Марине было жалко оставить свой огород, урожай с которого мог бы прокормить ее с младенцем всю зиму, и домика своего ей тоже было жалко. Так сформулировал ее мысли Игнаши. Но она тоже не склонна была недооценивать риск нападения. Нани была напугана больше всех, ее бы воля, она сбежала бы отсюда как можно скорее. Но затея поселиться всем вместе ее тоже не привлекала. И не потому, что жаль было разделить свой опрятный и нарядный дом не пойми с кем. Но если люди поселка ее одну так достают своими придирками, что они сделают при наличии столь необычных гостей? По крайней мере подожгут дом. В общем тупик.

Илька, до этого нывшая и мешавшая всем, встрепенулась, призадумалась и вдруг выдала идею.

– А я знаю, что делать, а я знаю! – и в восторге она запрыгала на одной ноге. Дитятко, ползавшее невдалеке и игравшее какой-то щепкой, поднялось на ножки и попыталось повторить сей маневр. Естественно упало, причем очень неудачно, на спину, полежало сморщив личико, словно собираясь, наконец, заплакать, но не заплакало, перевернулось на живот и занялось прежними играми. Уникальное дитя, что и говорить.

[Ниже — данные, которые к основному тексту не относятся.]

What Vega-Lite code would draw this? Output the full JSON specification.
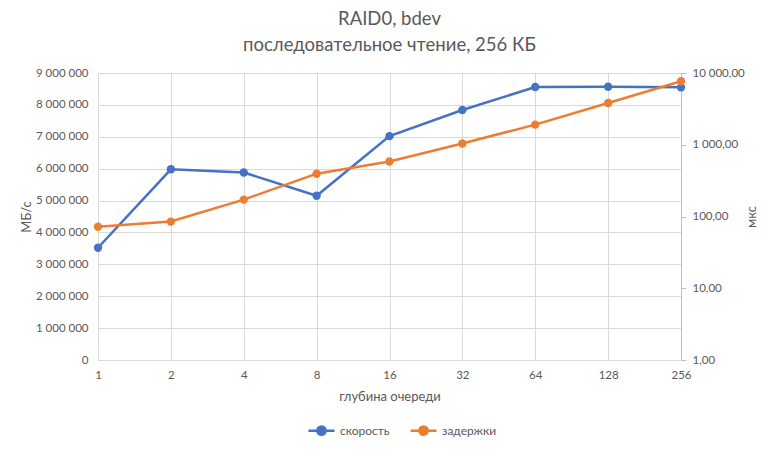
{
  "$schema": "https://vega.github.io/schema/vega-lite/v6.json",
  "width": 583,
  "height": 287,
  "autosize": {"type": "none"},
  "padding": {"left": 98, "top": 73, "right": 99, "bottom": 92},
  "background": "white",
  "config": {
    "font": "Lato",
    "view": {"stroke": null},
    "locale": {"number": {"decimal": ",", "thousands": " ", "grouping": [3], "currency": ["", ""]}},
    "axis": {"labelColor": "#595959", "titleColor": "#595959", "labelFontSize": 11.5, "titleFontSize": 13, "titleFontWeight": "normal", "gridColor": "#D9D9D9", "domainColor": "#BFBFBF", "tickColor": "#BFBFBF", "labelFont": "Lato", "titleFont": "Lato"},
    "legend": {"labelColor": "#595959", "labelFontSize": 12, "labelFont": "Lato"}
  },
  "title": {
    "text": ["RAID0, bdev", "последовательное чтение, 256 КБ"],
    "font": "Lato",
    "fontSize": 18.5,
    "fontWeight": "normal",
    "color": "#595959",
    "lineHeight": 26,
    "offset": 13,
    "anchor": "middle"
  },
  "data": {
    "values": [
      {"qd": 1, "speed": 3520000, "latency": 72},
      {"qd": 2, "speed": 5980000, "latency": 85},
      {"qd": 4, "speed": 5880000, "latency": 172},
      {"qd": 8, "speed": 5150000, "latency": 395},
      {"qd": 16, "speed": 7020000, "latency": 585},
      {"qd": 32, "speed": 7840000, "latency": 1040},
      {"qd": 64, "speed": 8560000, "latency": 1910},
      {"qd": 128, "speed": 8570000, "latency": 3820},
      {"qd": 256, "speed": 8550000, "latency": 7670}
    ]
  },
  "encoding": {
    "x": {
      "field": "qd",
      "type": "ordinal",
      "scale": {"type": "point", "padding": 0},
      "axis": {"title": "глубина очереди", "labelAngle": 0, "grid": true, "ticks": false, "labelPadding": 9, "titlePadding": 10, "domainColor": "#D9D9D9"}
    }
  },
  "layer": [
    {
      "mark": {"type": "line", "strokeWidth": 2.5, "point": {"filled": true, "size": 70}},
      "encoding": {
        "y": {
          "field": "speed",
          "type": "quantitative",
          "scale": {"domain": [0, 9000000]},
          "axis": {"title": "МБ/с", "orient": "left", "values": [0,1000000,2000000,3000000,4000000,5000000,6000000,7000000,8000000,9000000], "format": ",d", "ticks": false, "labelPadding": 10, "titlePadding": 2, "domainColor": "#D9D9D9"}
        },
        "color": {
          "datum": "скорость",
          "scale": {"domain": ["скорость", "задержки"], "range": ["#4472C4", "#ED7D31"]},
          "legend": {
            "title": null,
            "orient": "none",
            "legendX": 209,
            "legendY": 343,
            "direction": "horizontal",
            "columns": 2,
            "symbolType": "M-1,0H1M-0.32,0A0.32,0.32,0,1,1,0.32,0A0.32,0.32,0,1,1,-0.32,0Z",
            "symbolSize": 676,
            "symbolStrokeWidth": 2.5,
            "labelOffset": 4,
            "columnPadding": 15,
            "encode": {"symbols": {"update": {"fill": {"scale": "color", "field": "value"}, "stroke": {"scale": "color", "field": "value"}}}}
          }
        }
      }
    },
    {
      "mark": {"type": "line", "strokeWidth": 2.5, "point": {"filled": true, "size": 70}},
      "encoding": {
        "y": {
          "field": "latency",
          "type": "quantitative",
          "scale": {"type": "log", "domain": [1, 10000]},
          "axis": {"title": "мкс", "orient": "right", "values": [1, 10, 100, 1000, 10000], "format": ",.2f", "grid": false, "ticks": true, "tickSize": 5, "labelPadding": 6, "titlePadding": 14, "titleAngle": -90, "titleBaseline": "bottom"}
        },
        "color": {"datum": "задержки"}
      }
    }
  ],
  "resolve": {"scale": {"y": "independent"}}
}
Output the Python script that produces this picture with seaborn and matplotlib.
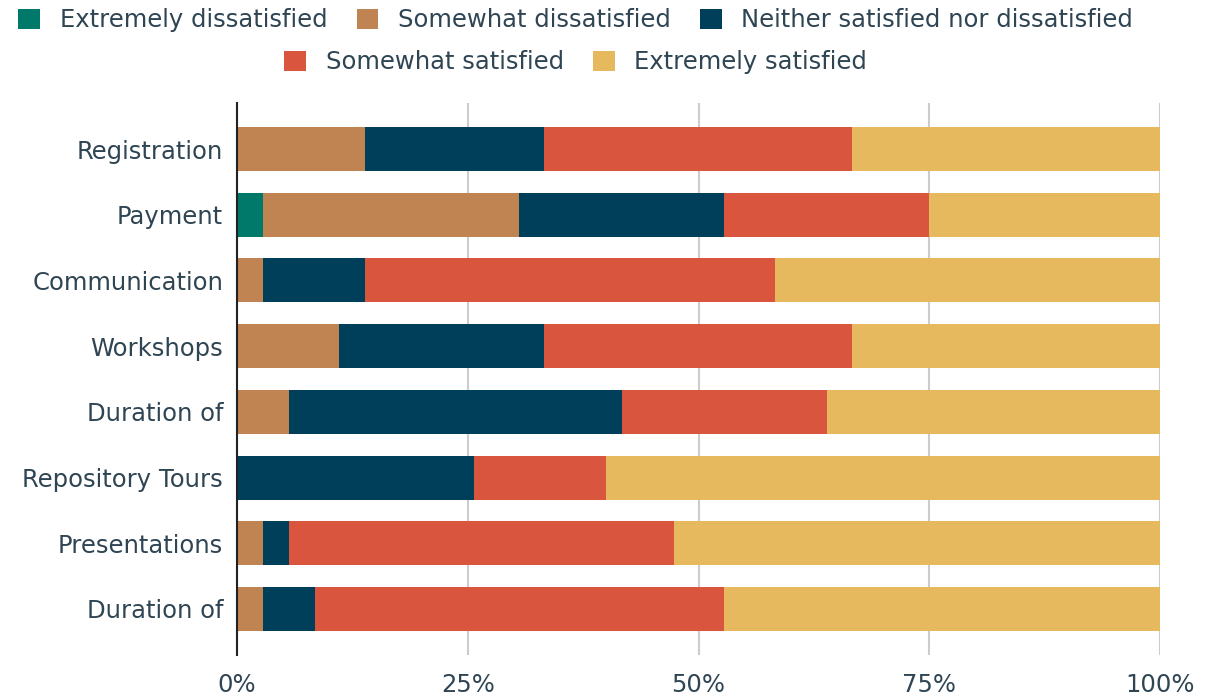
import numpy as np
import pandas as pd
import matplotlib
matplotlib.use('Agg')
import matplotlib.pyplot as plt
import seaborn as sns
from matplotlib.patches import Patch

# survey items, top to bottom
items = ['Registration', 'Payment', 'Communication', 'Workshops',
         'Duration of', 'Repository Tours', 'Presentations', 'Duration of']
levels = ['Extremely dissatisfied', 'Somewhat dissatisfied',
          'Neither satisfied nor dissatisfied', 'Somewhat satisfied',
          'Extremely satisfied']

# percent of responses per level
ext_dis = [0.0, 2.8, 0.0, 0.0, 0.0, 0.0, 0.0, 0.0]
some_dis = [13.9, 27.8, 2.8, 11.1, 5.6, 0.0, 2.8, 2.8]
neither = [19.4, 22.2, 11.1, 22.2, 36.1, 25.7, 2.8, 5.6]
some_sat = [33.3, 22.2, 44.4, 33.3, 22.2, 14.3, 41.7, 44.4]
ext_sat = [33.4, 25.0, 41.7, 33.4, 36.1, 60.0, 52.7, 47.2]

colors = ['#00796a', '#c08453', '#003f5a', '#d9553d', '#e6b95f']
text_col = '#2f4553'

# row id keeps the two "Duration of" rows apart
df = pd.DataFrame({'row': [str(i) for i in range(len(items))],
                   levels[0]: ext_dis, levels[1]: some_dis,
                   levels[2]: neither, levels[3]: some_sat, levels[4]: ext_sat})
cum = df[levels].cumsum(axis=1)

sns.set_style('white')
plt.rcParams['font.family'] = ['DejaVu Sans']

fig = plt.figure(figsize=(12.07, 6.96), dpi=100)
ax = fig.add_axes([237/1207, 41/696, 923/1207, 552/696])

# draw cumulative bars from the longest down so each level sits on top
for lev, col in reversed(list(zip(levels, colors))):
    sns.barplot(x=cum[lev], y=df['row'], color=col, width=0.67,
                orient='h', ax=ax, saturation=1, linewidth=0)

ax.set_xlim(0, 100)
ax.set_ylim(7.7, -0.7)
ax.set_yticks(range(len(items)))
ax.set_yticklabels(items)
ax.set_xticks([0, 25, 50, 75, 100])
ax.set_xticklabels(['0%', '25%', '50%', '75%', '100%'])
ax.set_xlabel('')
ax.set_ylabel('')
ax.set_axisbelow(True)
ax.grid(axis='x', color='#cccccc', linewidth=1.5)
ax.grid(axis='y', visible=False)
for s in ['top', 'right', 'bottom']:
    ax.spines[s].set_visible(False)
ax.spines['left'].set_color('#222222')
ax.spines['left'].set_linewidth(1.5)
ax.tick_params(axis='x', length=0, pad=13, labelsize=17.5, labelcolor=text_col)
ax.tick_params(axis='y', length=0, pad=10, labelsize=17.5, labelcolor=text_col)

handles = [Patch(facecolor=c, edgecolor='none') for c in colors]
leg1 = fig.legend(handles[:3], levels[:3], loc='center', ncol=3,
                  bbox_to_anchor=(0.477, 1 - 20/696), frameon=False,
                  fontsize=17.5, handlelength=0.9, handleheight=0.9,
                  handletextpad=0.8, columnspacing=1.2, labelcolor=text_col)
leg2 = fig.legend(handles[3:], levels[3:], loc='center', ncol=2,
                  bbox_to_anchor=(0.477, 1 - 62/696), frameon=False,
                  fontsize=17.5, handlelength=0.9, handleheight=0.9,
                  handletextpad=0.8, columnspacing=1.2, labelcolor=text_col)

plt.savefig('out.png', dpi=100)
plt.close()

Оказывается Илька вспомнила о вывороченном громадном дереве на озере довольно далеко отсюда. Дерево упало давно, пещера образовавшаяся от его вывернутых корней еще увеличилась со временем от ураганных дождей, вымывших здоровенный пласт глины. Такие ливни обрушиваются на здешние места не часто, раз примерно в пять, шесть лет, но приносят ощутимые беды своей неукротимостью и многоводностью. Кое-какие достоинства в этой идее были. Хотя озеро было сравнительно недалеко от поселка, никто и никогда его не посещал, боялись. Кто-то, когда-то объявил это место запретным, мол, чудовища там водятся.